Perhaps the Labour Party has simply forgotten that millions of working people are also trade unionists?

After trade union membership declined steeply in the 1980s and 1990s, falling from 13 million in 1979 to below 6 million in 2012, the first time it was that low since the 1940s, it has risen year on year since 2016.

Latest figures say that 6.7 million people are now members of a trade union – that’s one in ten of the population. 

The Trades Union Congress (TUC) said online enquiries into trade union membership surged by 700% when Mick Lynch and the Rail, Maritime and Transport (RMT) employees launched strikes over pay, jobs and conditions last summer, while Google searches for “join union” increased by 184% in that week.

This interest in trade unions has lasted into the winter. A fortnight ago we saw the largest coordinated strike action in modern history, as 500,000 civil servants, railway workers, teachers and university staff came together to demand better pay and working conditions.
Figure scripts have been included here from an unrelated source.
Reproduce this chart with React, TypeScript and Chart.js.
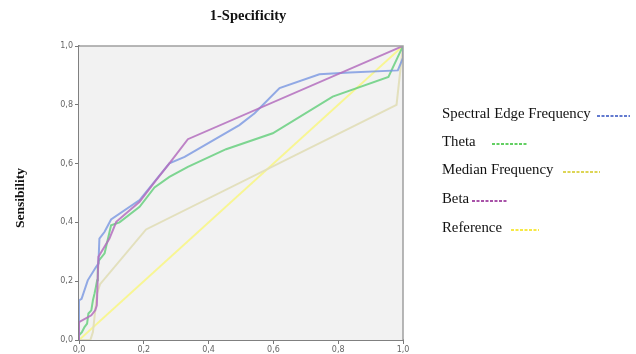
import React, { useEffect, useRef } from "react";
import { Chart, registerables } from "chart.js";

Chart.register(...registerables);

// ROC curves: x = 1 - specificity, y = sensibility
const spectralEdgeX = [0, 0, 0.008, 0.027, 0.053, 0.06, 0.063, 0.079, 0.099, 0.187, 0.279, 0.326, 0.495, 0.542, 0.619, 0.742, 0.835, 0.984, 1.0, 1.0];
const spectralEdgeY = [0, 0.135, 0.14, 0.203, 0.249, 0.26, 0.345, 0.368, 0.41, 0.476, 0.601, 0.623, 0.731, 0.771, 0.857, 0.904, 0.91, 0.917, 0.96, 1.0];

const thetaX = [0, 0, 0.009, 0.017, 0.025, 0.029, 0.038, 0.043, 0.048, 0.052, 0.056, 0.058, 0.061, 0.079, 0.099, 0.125, 0.187, 0.233, 0.279, 0.336, 0.454, 0.598, 0.783, 0.955, 1.0];
const thetaY = [0, 0.016, 0.027, 0.044, 0.056, 0.09, 0.101, 0.135, 0.158, 0.18, 0.203, 0.249, 0.27, 0.295, 0.39, 0.4, 0.453, 0.519, 0.555, 0.589, 0.649, 0.703, 0.828, 0.895, 1.0];

const medianX = [0, 0.035, 0.043, 0.05, 0.056, 0.065, 0.207, 0.98, 1.0];
const medianY = [0, 0, 0.027, 0.1, 0.16, 0.19, 0.376, 0.8, 1.0];

const betaX = [0, 0, 0.038, 0.05, 0.055, 0.06, 0.094, 0.115, 0.187, 0.238, 0.279, 0.336, 1.0];
const betaY = [0, 0.061, 0.084, 0.101, 0.118, 0.283, 0.345, 0.402, 0.47, 0.544, 0.601, 0.683, 1.0];

const referenceX = [0, 1];
const referenceY = [0, 1];

const tickValues = [0, 0.2, 0.4, 0.6, 0.8, 1.0];

const legendLabels = ["Spectral Edge Frequency", "Theta", "Median Frequency", "Beta", "Reference"];
const legendDashColors = ["#2f4fc0", "#2fc02f", "#d2c81e", "#8c1a8c", "#f5e20a"];

const toPoints = (xs: number[], ys: number[]) => xs.map((x, i) => ({ x, y: ys[i] }));
const fmt = (v: number) => v.toFixed(1).replace(".", ",");

const backgroundPlugin = {
  id: "plotBackground",
  beforeDatasetsDraw(chart: any) {
    const { ctx, chartArea: a } = chart;
    ctx.save();
    ctx.fillStyle = "#f2f2f2";
    ctx.fillRect(a.left, a.top, a.right - a.left, a.bottom - a.top);
    ctx.restore();
  },
  afterDatasetsDraw(chart: any) {
    const { ctx, chartArea: a } = chart;
    ctx.save();
    ctx.strokeStyle = "#a0a0a0";
    ctx.lineWidth = 1.5;
    ctx.beginPath();
    ctx.moveTo(a.left, a.top);
    ctx.lineTo(a.right, a.top);
    ctx.lineTo(a.right, a.bottom);
    ctx.stroke();
    ctx.restore();
  },
};

const textPlugin = {
  id: "titlesAndLegend",
  afterDraw(chart: any) {
    const { ctx } = chart;
    ctx.save();
    ctx.fillStyle = "#111";
    ctx.font = "bold 14.5px 'Liberation Serif', 'Times New Roman', serif";
    ctx.textAlign = "center";
    ctx.textBaseline = "middle";
    ctx.fillText("1-Specificity", 248, 16);

    ctx.font = "bold 13.5px 'Liberation Serif', 'Times New Roman', serif";
    ctx.save();
    ctx.translate(21, 198);
    ctx.rotate(-Math.PI / 2);
    ctx.fillText("Sensibility", 0, 0);
    ctx.restore();

    // Legend: label followed by a short dashed stroke
    const rows = [114, 142, 170, 199, 228];
    const dashStart = [597, 492, 563, 472, 511];
    const dashEnd = [630, 527, 600, 508, 539];
    ctx.font = "14.8px 'Liberation Serif', 'Times New Roman', serif";
    ctx.textAlign = "left";
    legendLabels.forEach((label, i) => {
      ctx.fillStyle = "#111";
      ctx.fillText(label, 442, rows[i]);
      ctx.strokeStyle = legendDashColors[i];
      ctx.lineWidth = 1.3;
      ctx.setLineDash([3, 1.5]);
      ctx.beginPath();
      ctx.moveTo(dashStart[i], rows[i] + 2);
      ctx.lineTo(dashEnd[i], rows[i] + 2);
      ctx.stroke();
    });
    ctx.restore();
  },
};

export default function App() {
  const canvasRef = useRef<HTMLCanvasElement | null>(null);

  useEffect(() => {
    if (!canvasRef.current) return;
    const line = (data: any, color: string, order: number) => ({
      data,
      borderColor: color,
      borderWidth: 2,
      pointRadius: 0,
      showLine: true,
      fill: false,
      tension: 0,
      order,
    });
    const tickFont = { family: "'DejaVu Sans', sans-serif", size: 8 };
    const chart = new Chart(canvasRef.current, {
      type: "scatter",
      data: {
        datasets: [
          line(toPoints(betaX, betaY), "rgba(180,110,190,0.85)", 1),
          line(toPoints(spectralEdgeX, spectralEdgeY), "rgba(120,150,225,0.8)", 2),
          line(toPoints(thetaX, thetaY), "rgba(95,205,120,0.8)", 3),
          line(toPoints(medianX, medianY), "rgba(225,222,185,0.95)", 4),
          line(toPoints(referenceX, referenceY), "rgba(248,245,140,0.95)", 5),
        ],
      },
      options: {
        animation: false,
        responsive: false,
        layout: { padding: { top: 46, right: 233, left: 0, bottom: 0 } },
        plugins: { legend: { display: false }, tooltip: { enabled: false }, title: { display: false } },
        scales: {
          x: {
            type: "linear",
            min: 0,
            max: 1,
            afterBuildTicks: (s: any) => { s.ticks = tickValues.map((v) => ({ value: v })); },
            afterFit: (s: any) => { s.height = 14; },
            ticks: { callback: (v: any) => fmt(Number(v)), color: "#666", font: tickFont, padding: 1, maxRotation: 0 },
            grid: { drawOnChartArea: false, drawTicks: true, tickLength: 4, color: "#777" },
            border: { color: "#808080", width: 2 },
          },
          y: {
            type: "linear",
            min: 0,
            max: 1,
            afterBuildTicks: (s: any) => { s.ticks = tickValues.map((v) => ({ value: v })); },
            afterFit: (s: any) => { s.width = 79; },
            ticks: { callback: (v: any) => fmt(Number(v)), color: "#666", font: tickFont, padding: 2 },
            grid: { drawOnChartArea: false, drawTicks: true, tickLength: 4, color: "#777" },
            border: { color: "#808080", width: 2 },
          },
        },
      },
      plugins: [backgroundPlugin, textPlugin],
    } as any);
    return () => chart.destroy();
  }, []);

  return (
    <div style={{ position: "fixed", left: 0, top: 0, width: 636, height: 354, background: "#fff" }}>
      <canvas ref={canvasRef} width={636} height={354} style={{ width: 636, height: 354 }} />
    </div>
  );
}
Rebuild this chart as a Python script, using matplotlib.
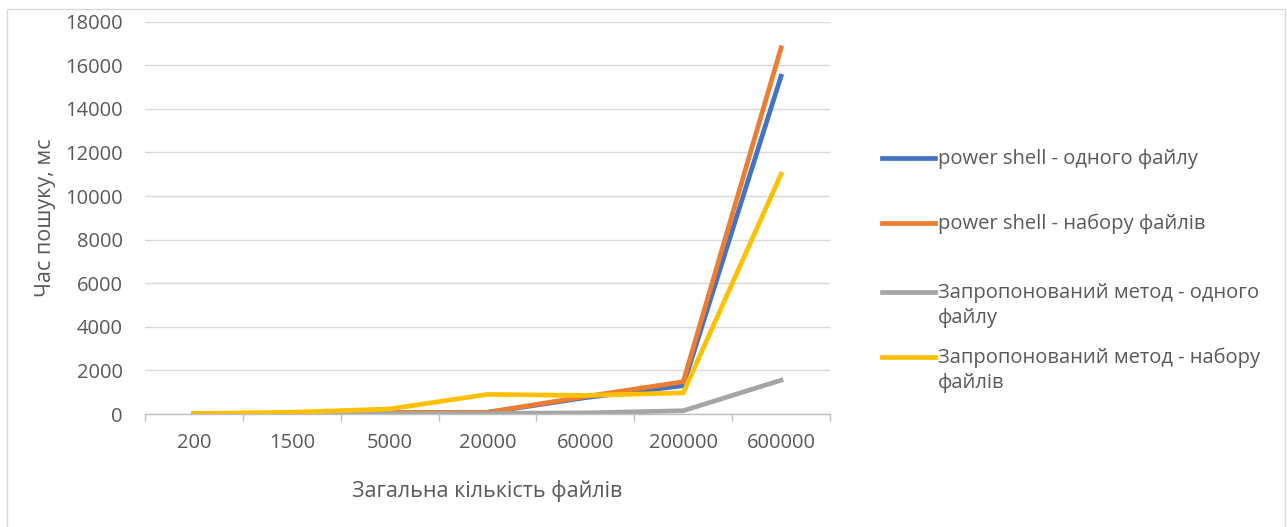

The trade union movement has momentum, and striking workers are leading the opposition to Tory misrule and the cost-of-living crisis. 

Now we need a real alternative at the ballot box too. 

Workers will face monumental challenges in the 21st century, and with that, we need to provide long-lasting solutions, not just sticking plaster politics.

We need to be bold. We need to be radical. And we need to give workers a fair deal.

2022 was the worst year for wage growth since current records began. Average wages are down by 3.4% in real terms, with public sector pay even worse with a 5.9% decline.

With this in mind, it’s baffling that Labour’s current minimum wage offering of £10 an hour will be less than the Conservative’s offering of £10.42 by April 2023.

We need to go so much further than this. That means introducing a £16 minimum wage, not just for over 25’s, but for anyone who works, scrapping the age pay gap.

But it isn’t just about pay, it should be about working conditions too. 

We need to ban the scourge of exploitative work, such as ‘fire and rehire’ practices, zero-hour contracts and unpaid internships.

Trade unions fought hard for maternity and paternity pay, as well as sick pay, but it still goes nowhere near far enough.

The UK is the third worst ranking country in Europe in terms of both paid parental leave and for sick pay. We can do so much better than this.

That’s why we need to give parents 52 weeks of parental leave to be shared between them, at 100% of wages and legislate for sick pay to be provided at 100% of wages for average hours worked.

It also isn’t enough to just repeal any anti-trade union laws this new far-right Tory government brings in, we need to repeal all anti-trade union laws going back to the days of Margaret Thatcher.

As well as that, we need to enshrine in law the right of all workers to organise and the right of trade unions to take industrial action, including secondary action.

Workers won the right to an eight-hour day in the 19th century, a two-day weekend in the 20th and now, in the 21st, it’s time to take the next step and win a four-day week with fair pay for all.

But our solidarity extends beyond policy. Breakthrough members up and down the country have been on picket lines throughout the strike wave.

We raised £2,500 for the RMT for their strike fund over the Christmas period and we are now running a similar fundraiser for university workers in the UCU (you can donate to that strike fund here).

And as we push into 2023 and beyond, we plan to build closer ties with trade unions, especially at a more local and regional level.

While we do all this, the Labour Party will no doubt continue down the path of being the party for bosses.

Shadow chancellor Rachel Reeves recently proclaimed Labour is ‘pro-worker and pro-business’ after the party received the backing of the former head of the Confederation of British Industry (CBI) and a high-profile Tory donor and businessman who switched to Labour after 40 years in the Conservative Party.

But you can’t be both on the side of the exploited and the exploiter. You need to pick a side, and it looks like Labour has already chosen theirs.

So, if you want my honest advice: if you are a worker and not already in a trade union, join one. If you are a member of the Labour Party, leave it and join a party that truly supports working people.